In terms of transportation, Laderman said all steps of the process matter, including getting there, arriving and the ride itself. She said the University should have more accommodative structures in place.

“The bus stops have anti-homeless infrastructure, so there are no benches that you can sit down on,” Laderman said. “I would have to stand after I arrived, while additionally walking several blocks to get there.”

Laderman said while using a scooter, she has had experiences of campus bus drivers failing to lower the wheelchair ramp to let her on. She said that made it hard for her to board, especially the 121 bus, which was typically very crowded.

Paratransit rides operate on the Twin Cities campus for anyone unable to use fixed transit and needs special services that are curb-to-curb, according to the Parking and Transportation Services website.

“Paratransit is accessible in its infrastructure and accommodative shape, and the drivers are wonderful people,” Laderman said. “ But, I have to book two weeks in advance if I want to make sure I can get my ride.”

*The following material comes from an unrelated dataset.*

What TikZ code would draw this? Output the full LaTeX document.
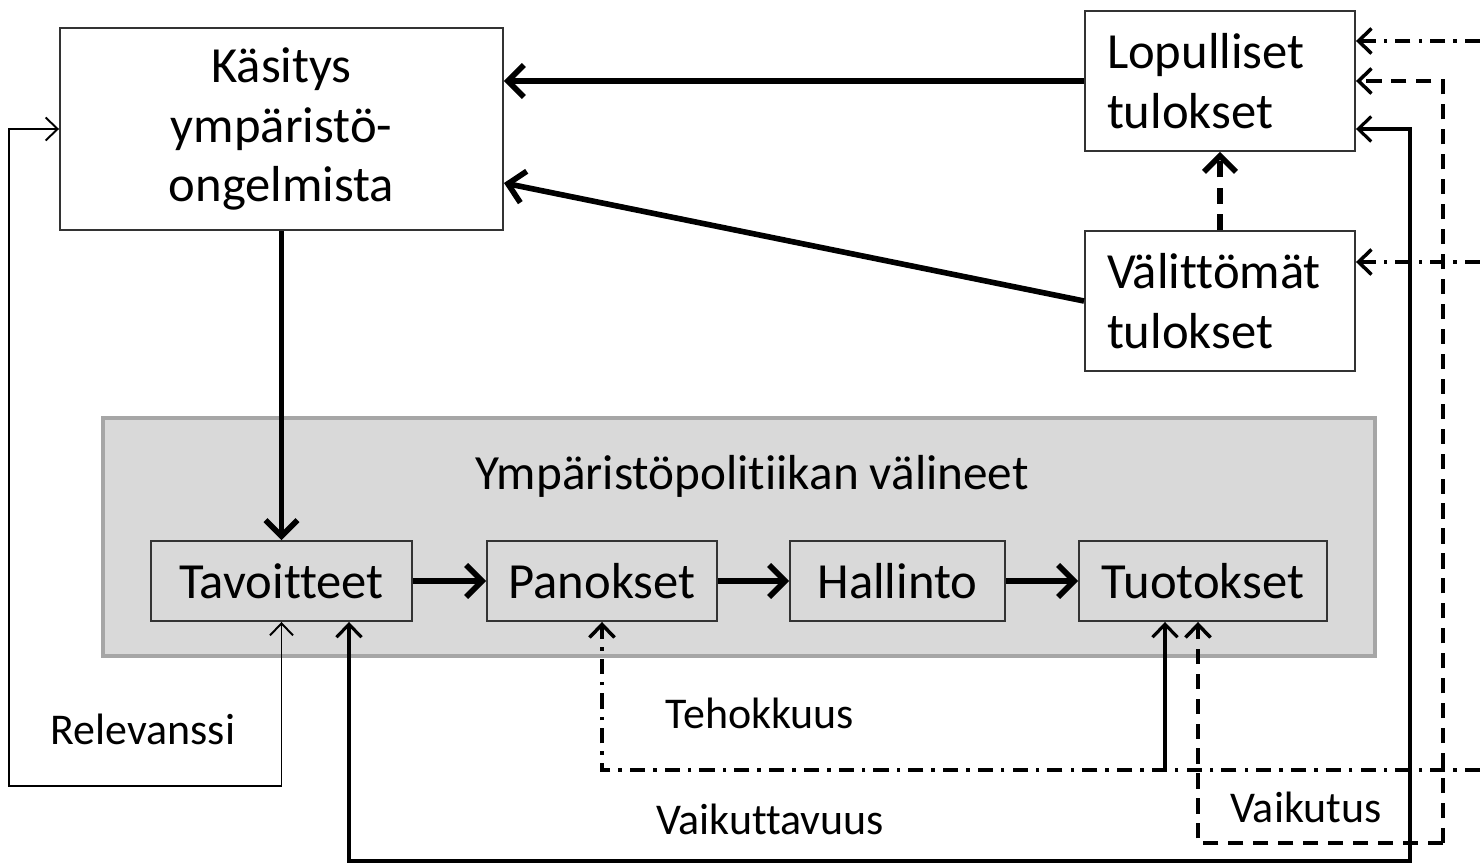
\documentclass[tikz,border=0pt]{standalone}
\usepackage{fontspec}
\setmainfont{Carlito}[Ligatures=NoCommon]
\usetikzlibrary{arrows.meta}

\begin{document}
\begin{tikzpicture}[
    box_node/.style={draw=black!80, line width=0.55pt, fill=white, inner sep=0pt,
        font=\fontsize{14.4}{17}\selectfont},
    step_node/.style={draw=black!80, line width=0.55pt, fill=black!15, inner sep=0pt,
        minimum height=0.8cm, font=\fontsize{14.4}{17}\selectfont},
    label_node/.style={font=\fontsize{12.5}{15}\selectfont},
    thick_arrow/.style={line width=1.6pt, -{Straight Barb[length=1.6mm,width=3.2mm,line width=1.6pt]}},
    mid_arrow/.style={line width=0.9pt, -{Straight Barb[length=1.3mm,width=2.5mm,line width=0.9pt]}},
    thin_arrow/.style={line width=0.55pt, {Straight Barb[length=1.2mm,width=2.3mm,line width=0.55pt]}-{Straight Barb[length=1.2mm,width=2.3mm,line width=0.55pt]}},
    dash_arrow/.style={line width=1pt, dash pattern=on 4.3pt off 2.8pt, -{Straight Barb[length=1.3mm,width=2.5mm,line width=1pt]}},
    dashdot_arrow/.style={line width=1pt, dash pattern=on 4.3pt off 2.3pt on 1pt off 2.3pt, -{Straight Barb[length=1.3mm,width=2.5mm,line width=1pt]}}]

    \useasboundingbox (0,0) rectangle (14.80,-8.63);

    % upper boxes
    \node[box_node, minimum width=4.43cm, minimum height=2.02cm, align=center] (kasitys) at (2.815,-1.29) {Käsitys\\ympäristö-\\ongelmista};
    \node[box_node, minimum width=2.70cm, minimum height=1.40cm, align=left, text width=2.26cm] (lopulliset) at (12.20,-0.81) {Lopulliset\\tulokset};
    \node[box_node, minimum width=2.70cm, minimum height=1.40cm, align=left, text width=2.26cm] (valittomat) at (12.20,-3.01) {Välittömät\\tulokset};

    % instruments
    \draw[draw=black!35, line width=1.2pt, fill=black!15] (1.03,-4.18) rectangle (13.75,-6.56);
    \node[font=\fontsize{14}{17}\selectfont] (valineet) at (7.52,-4.76) {Ympäristöpolitiikan välineet};
    \node[step_node, minimum width=2.61cm] (tavoitteet) at (2.815,-5.81) {Tavoitteet};
    \node[step_node, minimum width=2.30cm] (panokset) at (6.02,-5.81) {Panokset};
    \node[step_node, minimum width=2.15cm] (hallinto) at (8.975,-5.81) {Hallinto};
    \node[step_node, minimum width=2.48cm] (tuotokset) at (12.03,-5.81) {Tuotokset};

    \draw[thick_arrow] (tavoitteet) -- (panokset);
    \draw[thick_arrow] (panokset) -- (hallinto);
    \draw[thick_arrow] (hallinto) -- (tuotokset);
    \draw[thick_arrow] (kasitys) -- (tavoitteet);
    \draw[thick_arrow] (lopulliset.west) -- (lopulliset.west -| kasitys.east);
    \draw[thick_arrow] (valittomat.west) -- ([yshift=-5.4mm]kasitys.east);
    \draw[thick_arrow, dash pattern=on 4.5pt off 3pt] (valittomat.north) -- (lopulliset.south);

    % feedback lines
    \coordinate (rel_corner) at (0.09,-7.86);
    \coordinate (vk_corner) at (14.10,-8.61);
    \coordinate (vt_corner) at (14.43,-8.43);
    \coordinate (edge_top) at (14.80,-0.41);
    \coordinate (edge_mid) at (14.80,-2.62);
    \coordinate (edge_low) at (14.80,-7.70);

    \draw[thin_arrow] (tavoitteet.south) |- (rel_corner) |- (kasitys.west);
    \draw[mid_arrow, {Straight Barb[length=1.3mm,width=2.5mm,line width=0.9pt]}-{Straight Barb[length=1.3mm,width=2.5mm,line width=0.9pt]}] ([yshift=-4.8mm]lopulliset.east) -| (vk_corner) -| ([xshift=6.75mm]tavoitteet.south);
    \draw[dashdot_arrow] (edge_low) -| (panokset.south);
    \draw[dashdot_arrow] (edge_top) -- (lopulliset.east |- edge_top);
    \draw[dashdot_arrow] (edge_mid) -- (valittomat.east |- edge_mid);
    \draw[mid_arrow] ([xshift=-3.8mm]tuotokset.south |- edge_low) -- ([xshift=-3.8mm]tuotokset.south);
    \draw[dash_arrow] (vt_corner) -| (14.43,-0.81) -- (lopulliset.east);
    \draw[dash_arrow] (vt_corner) -| ([xshift=-0.5mm]tuotokset.south);

    % labels
    \node[label_node] (relevanssi) at (1.43,-7.29) {Relevanssi};
    \node[label_node] (tehokkuus) at (7.60,-7.13) {Tehokkuus};
    \node[label_node] (vaikuttavuus) at (7.70,-8.19) {Vaikuttavuus};
    \node[label_node] (vaikutus) at (13.06,-8.07) {Vaikutus};
\end{tikzpicture}
\end{document}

Laderman said the University has also tried to ban her from using paratransit for things that she felt were not her fault, such as having to cancel rides due to external changes in her schedule. She said she believes it would be helpful to add more vans to campus to allow for more flexibility in scheduling and make service more accessible.

The Disability Resource Center: improving access for students and faculty with disabilities

Emily Ehlinger, the DRC’s senior manager in the Student Access Unit, said she works specifically with student accommodations and has been with the center for eight years.

“We are committed to enhancing accessibility and inclusion through individualized accommodations while also partnering with the broader University community as a part of how we build awareness and support around disability,” Ehlinger said.

Ehlinger said the DRC facilitates outreach and training with departments and different groups in units across the University. She said the staff aims to develop liaison relationships with organizations such as the DSCC to collaborate in implementing their shared mission of advancing accessibility.

“Accommodations are a core part of how we create a more equitable environment for disabled students,” Ehlinger said. “We look at impacts and barriers that might pop up in certain environments while also looking at skills building in tandem with these accommodations in order to build strategies and additional support.”

The Disabled Cultural Student Center: a safe space for all backgrounds and abilities

The DSCC works toward building a strong community of students with disabilities, increasing disability awareness and promoting advocacy through events, according to the center’s website. The center is located on Coffman Union’s second floor, is open from 11 a.m. to 7 p.m. Monday through Friday and provides a sensory room for those who want to calm themselves.

DSCC Vice President and University student, Matthew Croft, said the DSCC’s mission has a “dual mandate,” caring about building a community with students who have disabilities while also furthering more serious conversations surrounding disability, solidarity and awareness on campus.

“Our physical space is a key part of the services that we provide,” Croft said. “It’s a place to decompress, play games, meditate, take naps and even use our sensory room.”

Croft said the DSCC puts an emphasis on an open structure, which allows all members to participate in the way they feel most comfortable and content. He said roles in the organization are not fixed or defined, and events and conversations focus on what is going on within the surrounding community.

“Participation is not tied to their intrinsic worth,” Croft said. “Everyone can be a scholar and a member that is seen as an important member of the University community.”